Journal of King Saud University: Computer and Information Sciences (Apr 2022)
Frequent itemset-based feature selection and Rider Moth Search Algorithm for document clustering
Abstract
Document clustering has recently been paid great attention in retrieval, navigation, and summarization of huge volumes of documents. With a better document clustering approach, computers can organize a document corpus automatically to a meaningful cluster for enabling efficient navigation, and browsing of the corpus. Document navigation and browsing is a valuable complement to the deficiencies of information retrieval technologies. This paper introduces Modsup-based frequent itemset and Rider Optimization-based Moth Search Algorithm (Rn-MSA) for clustering the documents. At first, the input documents are given to the pre-processing step, and then, the extraction is carried out based on TF-IDF and Wordnet features. Once the extraction is done, the feature selection is carried out based on frequent itemset for the establishment of feature knowledge.
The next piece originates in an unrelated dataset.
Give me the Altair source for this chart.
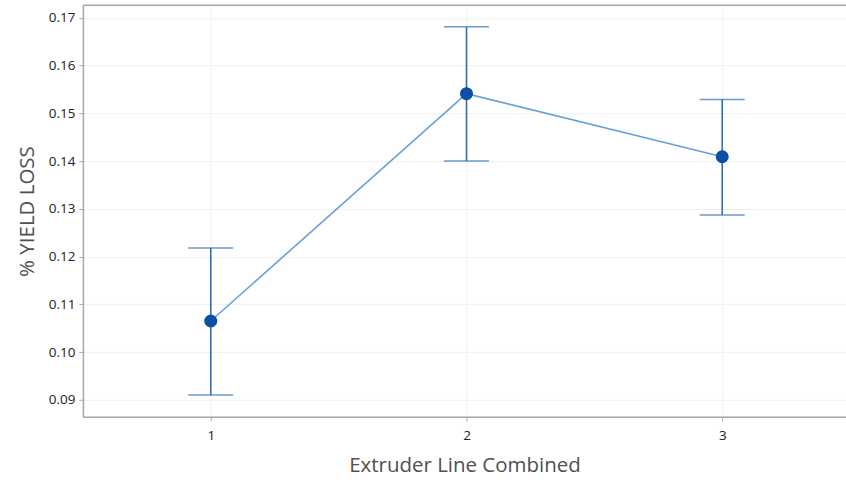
import altair as alt
import pandas as pd

groups = [1, 2, 3]
means = [0.1065, 0.1541, 0.1409]
lower = [0.0910, 0.1400, 0.1287]
upper = [0.1218, 0.1681, 0.1529]

df = pd.DataFrame({"g": groups, "mean": means, "lo": lower, "hi": upper})

W, H = 764, 412
FONT = "Open Sans"

xs = alt.Scale(domain=[0.5, 3.484], nice=False, zero=False)
ys = alt.Scale(domain=[0.08644, 0.17262], nice=False, zero=False)

xax = alt.Axis(values=groups, format="d", title="Extruder Line Combined",
               grid=True, gridColor="#f0f0f0", domainColor="#a8a8a8", domainWidth=1.5,
               tickColor="#a8a8a8", tickSize=4, labelFontSize=13.5, labelColor="#222222",
               labelFont=FONT, labelFontWeight=500, titleFont=FONT, titleFontSize=20.5,
               titleColor="#505050", titleFontWeight="normal", labelPadding=8, titlePadding=13)
yax = alt.Axis(values=[0.09, 0.10, 0.11, 0.12, 0.13, 0.14, 0.15, 0.16, 0.17], format=".2f",
               title="% YIELD LOSS", grid=True, gridColor="#f0f0f0", domainColor="#a8a8a8",
               domainWidth=1.5, tickColor="#a8a8a8", tickSize=4, labelFontSize=13.5,
               labelColor="#222222", labelFont=FONT, labelFontWeight=500, titleFont=FONT,
               titleFontSize=20.5, titleColor="#505050", titleFontWeight="normal",
               labelPadding=4, titlePadding=11)

base = alt.Chart(df)

line = base.mark_line(color="#6a9fd8", strokeWidth=1.6).encode(
    x=alt.X("g:Q", scale=xs, axis=xax),
    y=alt.Y("mean:Q", scale=ys, axis=yax),
)
bars = base.mark_rule(color="#2f6fba", strokeWidth=1.6).encode(
    x=alt.X("g:Q", scale=xs), y=alt.Y("lo:Q", scale=ys), y2="hi:Q"
)
cap_lo = base.mark_tick(color="#2f6fba", thickness=1.5, size=45, orient="horizontal").encode(
    x=alt.X("g:Q", scale=xs), y=alt.Y("lo:Q", scale=ys)
)
cap_hi = base.mark_tick(color="#2f6fba", thickness=1.5, size=45, orient="horizontal").encode(
    x=alt.X("g:Q", scale=xs), y=alt.Y("hi:Q", scale=ys)
)
pts = base.mark_point(filled=True, color="#0a50a5", size=170, opacity=1).encode(
    x=alt.X("g:Q", scale=xs), y=alt.Y("mean:Q", scale=ys)
)
top = alt.Chart(pd.DataFrame({"a": [0]})).mark_rule(color="#a8a8a8", strokeWidth=1.5).encode(
    x=alt.value(0), x2=alt.value(W), y=alt.value(0)
)

chart = alt.layer(line, bars, cap_lo, cap_hi, pts, top).properties(
    width=W, height=H,
    autosize=alt.AutoSizeParams(type="none"),
    padding={"left": 83, "top": 5, "right": 0, "bottom": 63},
).configure_view(stroke=None).configure(background="white")

chart.save("out.html", embed_options={"renderer": "svg", "actions": False})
At last, the document clustering is done using the proposed Rn-MSA, which is designed by combining Rider Optimization Algorithm (ROA), and the Moth Search Algorithm (MSA). The performance of the document clustering based on proposed Modsup + Rn-MSA is evaluated in terms of precision, recall, F-Measure, and accuracy. The developed document clustering method achieves the maximal precision of 95.90%, maximal recall of 96.41%, maximal F-Measure of 96.41%, and the maximal accuracy of 95.12% that indicates its superiority.